Engineers to Showcase Robotics at DARPA Challenge in June
Industry and academia are gearing up to showcase some of the most advanced robotics and research work at the Defense Advanced Research Projects Agency (DARPA) Robotics Challenge, a competition of robotic systems and software teams developing robots with a goal of helping humans respond to natural and man-made disasters.
Participating teams are developing hardware, software, sensors and human-machine interfaces to enable robots to complete a series of challenges that mirror disaster responses. Competing robots will face degraded physical environments that simulate disaster conditions.

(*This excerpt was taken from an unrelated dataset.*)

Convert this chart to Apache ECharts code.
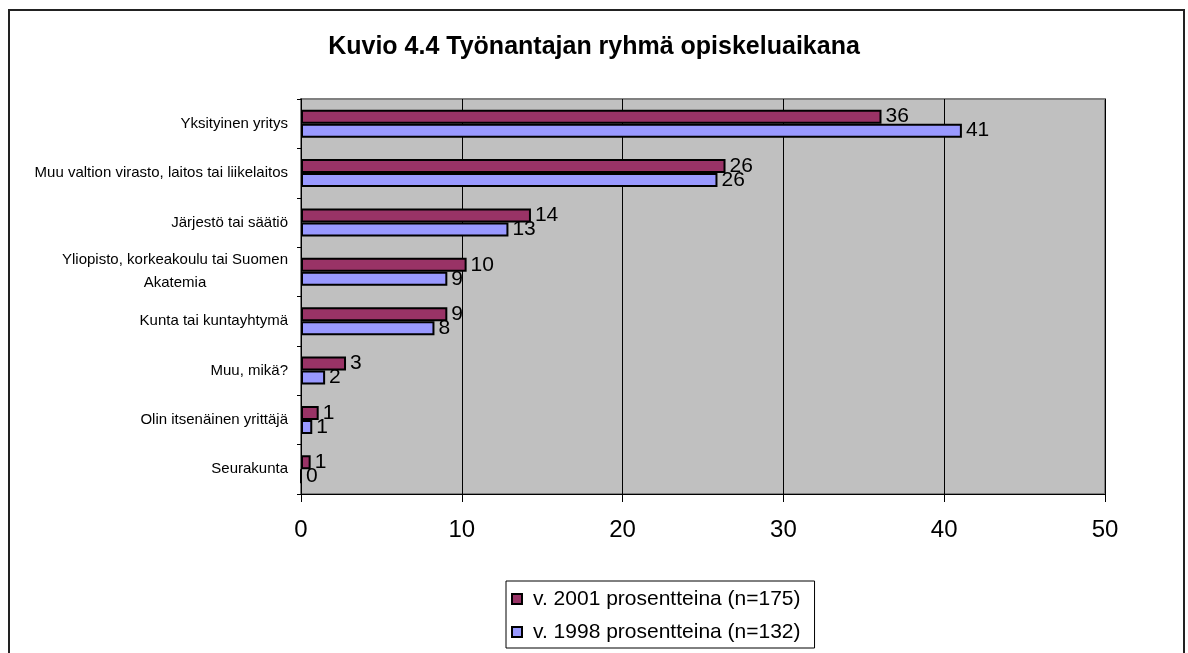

The finals take place June 5 and 6 at Fairplex in Pomona, California. Competing robots will attempt a circuit of consecutive physical tasks with degraded communications between the robots and their operators. The winning team receives a $2 million prize.

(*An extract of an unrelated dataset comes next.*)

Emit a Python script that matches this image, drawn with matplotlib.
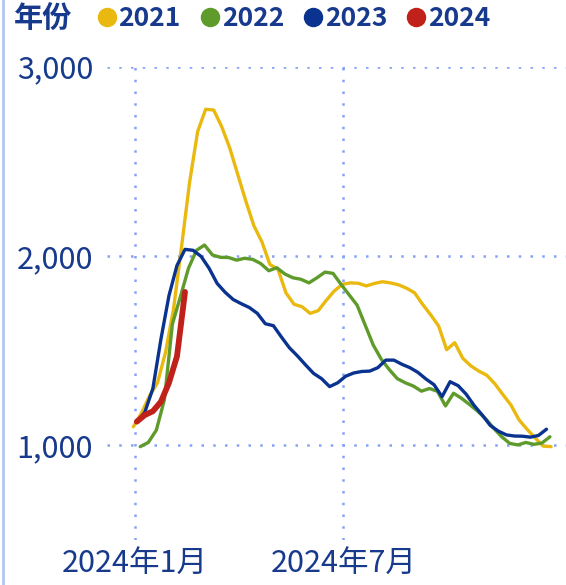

Robots must demonstrate a capability to perform an emergency stop on command, get up from a prone position, cover at least 10 meters of flat ground in five minutes or less without falling, traverse a barrier wall that is 20 centimeters high in less than five minutes and rotate a circular valve handle 360 degrees. Many robots will walk on legs to allow them to negotiate challenging terrain.
Officials hope technologies “will transform the field of robotics and catapult forward development of robots featuring task-level autonomy that can operate in the hazardous, degraded conditions common in disaster zones,” according to challenge officials.
Here is the most recent listing of the 11 finalists:
• IHMC Robotics from Florida Institute for Human and Machine Cognition, Pensacola, Florida
• Tartan Rescue from Carnegie Mellon University, National Robotics Engineering Center, Pittsburgh
• Team MIT from Massachusetts Institute of Technology, Cambridge, Massachusetts
• RoboSimian from NASA Jet Propulsion Laboratory, Pasadena, California
• Team TRACLabs from TRACLabs Incorporated in Webster, Texas
• Team WPI-CMU, formerly Team WRECS, from Worcester Polytechnic Institute, Worcester, Massachusetts
• Team Trooper from Lockheed Martin Advanced Technology Laboratories, Cherry Hill, New Jersey
• Team ViGIR from TORC Robotics, Blacksburg, Virginia; TU Darmstadt, Germany; Virginia Tech, Blacksburg, Virginia; Oregon State University, Corvallis, Oregon
• Team THOR from UCLA
• Team Valor from Virginia Tech, Blacksburg, Virginia
• Team KAIST from Daejeon Metro City, Republic of Korea
Sandia National Laboratories, though not competing in the June challenge, will showcase technology to improve endurance of legged robots with extended battery life that might help the competing robots.
“We’ll demonstrate how energy efficient biped walking robots could become,” says project lead Steve Buerger of Sandia’s Intelligent Systems Control Department. “Increased efficiency could allow robots similar to those used for the competition to operate for much longer periods of time without recharging batteries. You can have the biggest, baddest, toughest robot on the planet, but if its battery life is 10 or 20 minutes, as many are right now, that robot cannot possibly function in an emergency situation, when lives are at stake.”